Rekabet yasağına aykırı davranan işçi, bunun sonucu olarak işverenin uğradığı bütün zararları gidermekle yükümlüdür (TBK 446/2).Yasağa aykırı davranış bir ceza koşuluna bağlanmışsa ve sözleşmede aksine bir hüküm de yoksa, işçi öngörülen miktarı ödeyerek rekabet yasağına ilişkin borcundan kurtulabilir; ancak, işçi bu miktarı aşan zararı gidermek zorundadır(TBK 446/2).

İşveren, ceza koşulu ve doğabilecek ek zararlarının ödenmesi dışında, sözleşmede yazılı olarak açıkça saklı tutması koşuluyla, kendisinin ihlal veya tehdit edilen menfaatlerinin önemi ile işçinin davranışı haklı gösteriyorsa, yasağa aykırı davranışa son verilmesini de isteyebilir (TBK 446/3).

İşverenin haksız feshi ya da işçinin haklı nedenle iş sözleşmesini feshetmesi halinde rekabet yasağı sona erer. Örneğin işçinin işvereni adli ya da idari makamlara şikâyet etmesi gerekçesiyle haklı olmayan bir nedenle iş sözleşmesinin sona erdirilmesi, ya da işçinin ücret ve sosyal haklarının ödenmemesi ya da sigorta primlerinin eksik ya da hiç yatırılmaması nedeniyle haklı nedenle iş sözleşmesini sona erdirmesi halinde, iş sözleşmesine konulan rekabet yasağı da sona erer.

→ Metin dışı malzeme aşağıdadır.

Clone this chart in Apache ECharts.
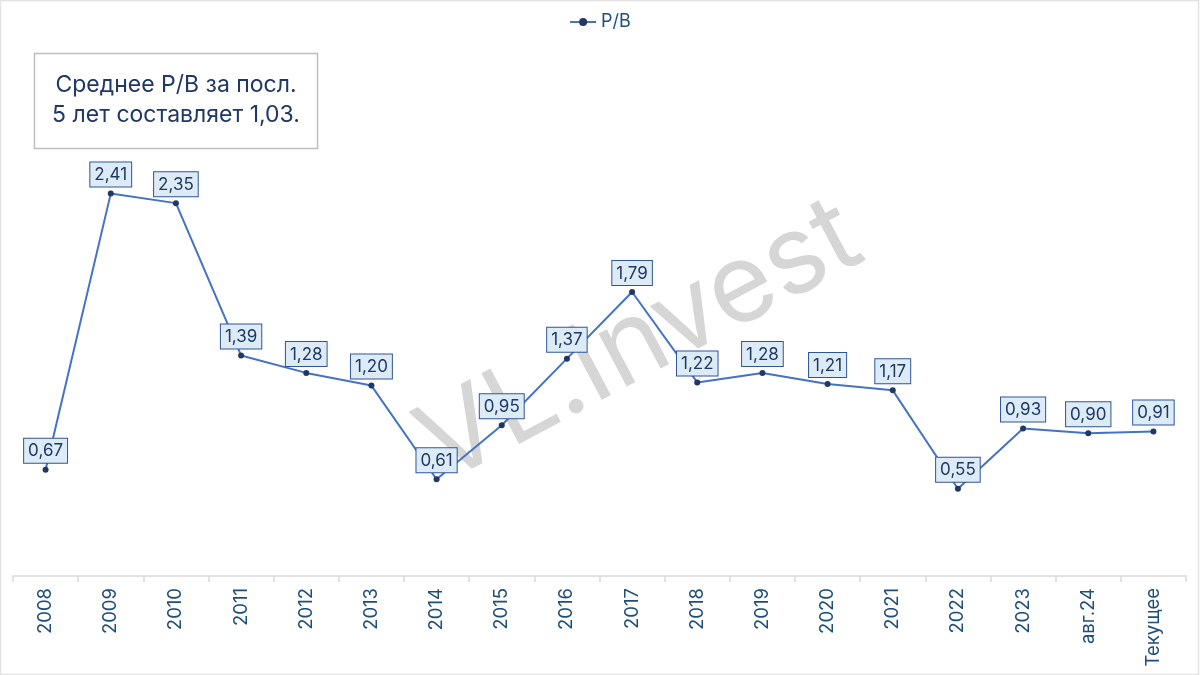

Sonuç olarak, sözleşme, haklı bir sebep olmaksızın işveren tarafından veya işverene yüklenebilen bir nedenle işçi tarafından feshedilirse, rekabet yasağı sona erer. Ayrıca, rekabet yasağı, işverenin bu yasağın sürdürülmesinde gerçek bir yararının olmadığı belirlenmişse sona erer (TBK m.447/1-2).

[1] AKYİĞİT, Ercan, İş Hukuku, 12. Baskı, Ankara 2021, s.322-323.